[Aim] The required output is the block of lines from the line with "Reproduce this chart" to the line with "import * as echarts from 'echarts';", endpoints included and pictures omitted.

[Entries from a dataset]
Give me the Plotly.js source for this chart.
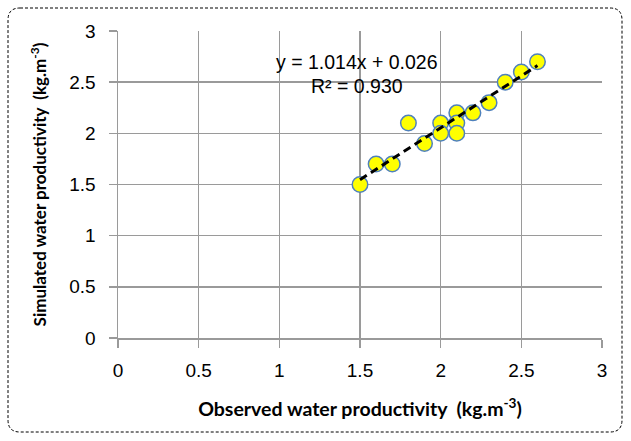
<!DOCTYPE html>
<html><head><meta charset="utf-8">
<script src="https://cdn.plot.ly/plotly-3.0.1.min.js"></script>
<style>html,body{margin:0;padding:0;background:#fff}#chart{width:631px;height:441px}</style>
</head><body><div id="chart"></div>
<script>
const observed  = [1.5, 1.6, 1.7, 1.8, 1.9, 2.0, 2.0, 2.1, 2.1, 2.1, 2.2, 2.3, 2.4, 2.5, 2.6];
const simulated = [1.5, 1.7, 1.7, 2.1, 1.9, 2.1, 2.0, 2.2, 2.1, 2.0, 2.2, 2.3, 2.5, 2.6, 2.7];
const slope = 1.014, intercept = 0.026, r2 = 0.930;
const tickVals = [0, 0.5, 1, 1.5, 2, 2.5, 3];
const tickText = ['0', '0.5', '1', '1.5', '2', '2.5', '3'];

const xMin = Math.min(...observed), xMax = Math.max(...observed);
const trendX = [xMin, xMax];
const trendY = trendX.map(v => slope * v + intercept);

const data = [
  {x: observed, y: simulated, type: 'scatter', mode: 'markers',
   marker: {size: 15.5, color: '#FFFF00', line: {color: '#4F81BD', width: 1.5}},
   hoverinfo: 'x+y', showlegend: false},
  {x: trendX, y: trendY, type: 'scatter', mode: 'lines',
   line: {color: '#000', width: 3, dash: '8px,5px'}, showlegend: false}
];

const W = 484, H = 307;
const px = v => v / W, py = v => v / H;
const x0 = px(8 - 118), x1 = px(622 - 118), y1 = py(338 - 8), y0 = py(338 - 432);
const rx = px(12), ry = py(12);
const path = `M ${x0 + rx} ${y1} L ${x1 - rx} ${y1} Q ${x1} ${y1} ${x1} ${y1 - ry} L ${x1} ${y0 + ry} Q ${x1} ${y0} ${x1 - rx} ${y0} L ${x0 + rx} ${y0} Q ${x0} ${y0} ${x0} ${y0 + ry} L ${x0} ${y1 - ry} Q ${x0} ${y1} ${x0 + rx} ${y1} Z`;

const tickFont = {family: 'Liberation Sans, Arial, sans-serif', size: 19, color: '#000'};
const axisCommon = {
  range: [0, 3], tickvals: tickVals, ticktext: tickText,
  showgrid: true, gridcolor: '#9A9A9A', gridwidth: 1.5,
  showline: true, linecolor: '#9A9A9A', linewidth: 1.5,
  ticks: 'outside', ticklen: 8, tickcolor: '#9A9A9A', tickwidth: 1.5,
  zeroline: false, fixedrange: true, tickfont: tickFont
};

const layout = {
  width: 631, height: 441,
  margin: {l: 118, r: 29, t: 31, b: 103},
  paper_bgcolor: '#fff', plot_bgcolor: '#fff',
  xaxis: Object.assign({}, axisCommon, {
    ticklabelstandoff: 7,
    title: {text: 'Observed water productivity  (kg.m<sup>-3</sup>)', standoff: 22,
            font: {family: 'Lato, sans-serif', size: 19.5, color: '#000', weight: 'bold'}}
  }),
  yaxis: Object.assign({}, axisCommon, {
    ticklabelstandoff: 9,
    title: {text: 'Simulated water productivity  (kg.m<sup>-3</sup>)', standoff: 18,
            font: {family: 'Lato, sans-serif', size: 17, color: '#000', weight: 'bold'}}
  }),
  annotations: [
    {xref: 'x', yref: 'y', x: 1.48, y: 2.7, text: `y = ${slope.toFixed(3)}x + ${intercept.toFixed(3)}`,
     showarrow: false, font: {family: 'Liberation Sans, Arial, sans-serif', size: 19.5, color: '#000'}},
    {xref: 'x', yref: 'y', x: 1.48, y: 2.46, text: `R² = ${r2.toFixed(3)}`,
     showarrow: false, font: {family: 'Liberation Sans, Arial, sans-serif', size: 19.5, color: '#000'}}
  ],
  shapes: [
    {type: 'path', xref: 'paper', yref: 'paper', path: path,
     line: {color: '#000', width: 1, dash: '3px,2px'}, layer: 'above'}
  ]
};

Plotly.newPlot('chart', data, layout, {displayModeBar: false, staticPlot: true});
</script></body></html>
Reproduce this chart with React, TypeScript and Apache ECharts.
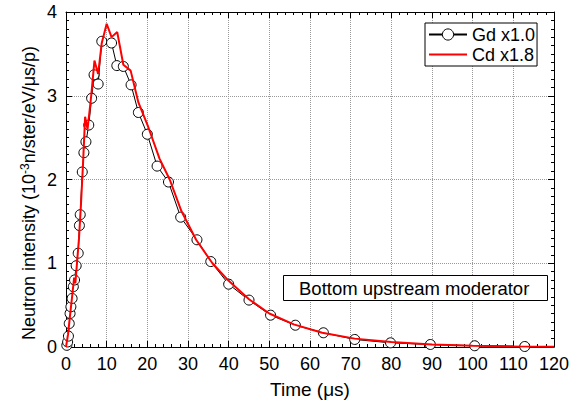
import React, { useEffect, useRef } from 'react';
import * as echarts from 'echarts';

const gdTime = [0.2, 0.4, 0.6, 0.8, 1.0, 1.2, 1.5, 1.8, 2.1, 2.5, 3.0, 3.3, 3.5, 4.0, 4.4, 4.9, 5.6, 6.3, 6.9, 7.9, 8.8, 11.2, 12.5, 14.1, 16.0, 17.8, 20.0, 22.4, 25.2, 28.2, 32.2, 35.6, 40.0, 45.0, 50.3, 56.4, 63.3, 71.0, 79.8, 89.6, 100.5, 112.8];
const gdValue = [0.02, 0.06, 0.13, 0.28, 0.4, 0.48, 0.58, 0.72, 0.8, 0.97, 1.12, 1.45, 1.58, 2.09, 2.32, 2.45, 2.65, 2.97, 3.25, 3.14, 3.65, 3.63, 3.36, 3.35, 3.13, 2.8, 2.54, 2.16, 1.97, 1.55, 1.28, 1.02, 0.75, 0.56, 0.38, 0.26, 0.17, 0.09, 0.05, 0.03, 0.015, 0.006];

const cdTime = [0, 0.5, 1.0, 1.5, 2.0, 2.3, 2.7, 3.2, 3.7, 4.2, 4.7, 5.3, 6.2, 7.0, 7.9, 8.8, 10.0, 11.2, 12.6, 14.1, 15.9, 17.8, 20.2, 23.0, 25.5, 28.4, 32.0, 36.0, 40.0, 45.0, 50.0, 56.0, 63.0, 71.0, 80.0, 90.0, 100.0, 110.0, 120.0];
const cdValue = [0, 0.15, 0.38, 0.6, 0.83, 0.76, 1.0, 1.3, 1.72, 2.2, 2.75, 2.6, 3.0, 3.42, 3.26, 3.63, 3.86, 3.7, 3.76, 3.37, 3.3, 2.92, 2.63, 2.25, 2.0, 1.62, 1.28, 1.0, 0.79, 0.57, 0.4, 0.27, 0.17, 0.1, 0.06, 0.03, 0.015, 0.008, 0.004];

const seriesNames = ['Gd x1.0', 'Cd x1.8'];
const annotation = 'Bottom upstream moderator';
const xAxisTitle = 'Time (μs)';
const yAxisTitle = '{a|Neutron intensity (10}{s|-3}{a|n/ster/eV/μs/p)}';

const FONT = '"Liberation Sans", Arial, Helvetica, sans-serif';

export default function App() {
  const ref = useRef<HTMLDivElement>(null);
  useEffect(() => {
    if (!ref.current) return;
    const chart = echarts.init(ref.current, undefined, { renderer: 'svg' });
    const axisCommon = {
      type: 'value' as const,
      axisLine: { show: true, onZero: false, lineStyle: { color: '#000', width: 1 } },
      axisTick: { show: true, inside: true, length: 6, lineStyle: { color: '#000', width: 1 } },
    };
    chart.setOption({
      animation: false,
      backgroundColor: '#fff',
      textStyle: { fontFamily: FONT },
      grid: { left: 66, right: 32, top: 12, bottom: 52, show: false },
      legend: {
        data: [
          { name: seriesNames[0], itemStyle: { borderWidth: 1 } },
          { name: seriesNames[1], icon: 'path://M0,0 L38,0 L38,2 L0,2 Z', itemStyle: { color: '#ff0000', borderWidth: 0 } },
        ],
        orient: 'vertical',
        left: 425,
        top: 23,
        backgroundColor: '#fff',
        borderColor: '#000',
        borderWidth: 1,
        borderRadius: 0,
        padding: [2, 2, 2, 3],
        itemGap: 1,
        itemWidth: 38,
        itemHeight: 14,
        textStyle: { color: '#000', fontSize: 18, lineHeight: 19, fontFamily: FONT },
      },
      xAxis: [
        {
          ...axisCommon,
          min: 0, max: 120, interval: 10,
          position: 'bottom',
          minorTick: { show: true, splitNumber: 5, length: 3, lineStyle: { color: '#000' } },
          axisLabel: { color: '#000', fontSize: 18, fontFamily: FONT, margin: 8 },
          splitLine: { show: true, lineStyle: { color: '#999', type: 'dotted', width: 1 } },
          name: xAxisTitle,
          nameLocation: 'middle',
          nameGap: 33,
          nameTextStyle: { color: '#000', fontSize: 19, fontFamily: FONT },
        },
        {
          ...axisCommon,
          min: 0, max: 120, interval: 10,
          position: 'top',
          minorTick: { show: true, splitNumber: 5, length: 3, lineStyle: { color: '#000' } },
          axisLabel: { show: false },
          splitLine: { show: false },
        },
      ],
      yAxis: [
        {
          ...axisCommon,
          min: 0, max: 4, interval: 1,
          position: 'left',
          minorTick: { show: true, splitNumber: 10, length: 3, lineStyle: { color: '#000' } },
          axisLabel: { color: '#000', fontSize: 18, fontFamily: FONT, margin: 9 },
          splitLine: { show: true, lineStyle: { color: '#999', type: 'dotted', width: 1 } },
        },
        {
          ...axisCommon,
          min: 0, max: 4, interval: 1,
          position: 'right',
          minorTick: { show: true, splitNumber: 10, length: 3, lineStyle: { color: '#000' } },
          axisLabel: { show: false },
          splitLine: { show: false },
        },
      ],
      series: [
        {
          name: seriesNames[0],
          type: 'line',
          xAxisIndex: 0,
          yAxisIndex: 0,
          data: gdTime.map((t, i) => [t, gdValue[i]]),
          symbol: 'circle',
          symbolSize: 10,
          showSymbol: true,
          itemStyle: { color: '#fff', borderColor: '#000', borderWidth: 1 },
          lineStyle: { color: '#000', width: 1 },
          z: 2,
        },
        {
          name: seriesNames[1],
          type: 'line',
          xAxisIndex: 0,
          yAxisIndex: 0,
          data: cdTime.map((t, i) => [t, cdValue[i]]),
          symbol: 'none',
          showSymbol: false,
          itemStyle: { color: '#ff0000' },
          lineStyle: { color: '#ff0000', width: 2 },
          z: 3,
        },
      ],
      graphic: [
        {
          type: 'text',
          x: 29,
          y: 193,
          rotation: Math.PI / 2,
          style: {
            text: yAxisTitle,
            align: 'center',
            verticalAlign: 'middle',
            fill: '#000',
            fontSize: 18,
            fontFamily: FONT,
            rich: {
              a: { fontSize: 18, fontFamily: FONT, fill: '#000', lineHeight: 20 },
              s: { fontSize: 12, fontFamily: FONT, fill: '#000', verticalAlign: 'top', lineHeight: 20, padding: [0, 0, 8, 0] },
            },
          },
          z: 11,
        },
        {
          type: 'rect',
          left: 283,
          top: 275,
          shape: { width: 264, height: 25 },
          style: { fill: '#fff', stroke: '#000', lineWidth: 1 },
          z: 10,
        },
        {
          type: 'text',
          x: 299,
          y: 288,
          style: { text: annotation, fill: '#000', fontSize: 18.5, fontFamily: FONT, verticalAlign: 'middle' },
          z: 11,
        },
      ],
    });
    return () => chart.dispose();
  }, []);
  return <div ref={ref} style={{ position: 'fixed', left: 0, top: 0, width: 586, height: 404 }} />;
}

[Solution for this task]
Reproduce this chart with React, TypeScript and Apache ECharts.
import React, { useEffect, useRef } from 'react';
import * as echarts from 'echarts';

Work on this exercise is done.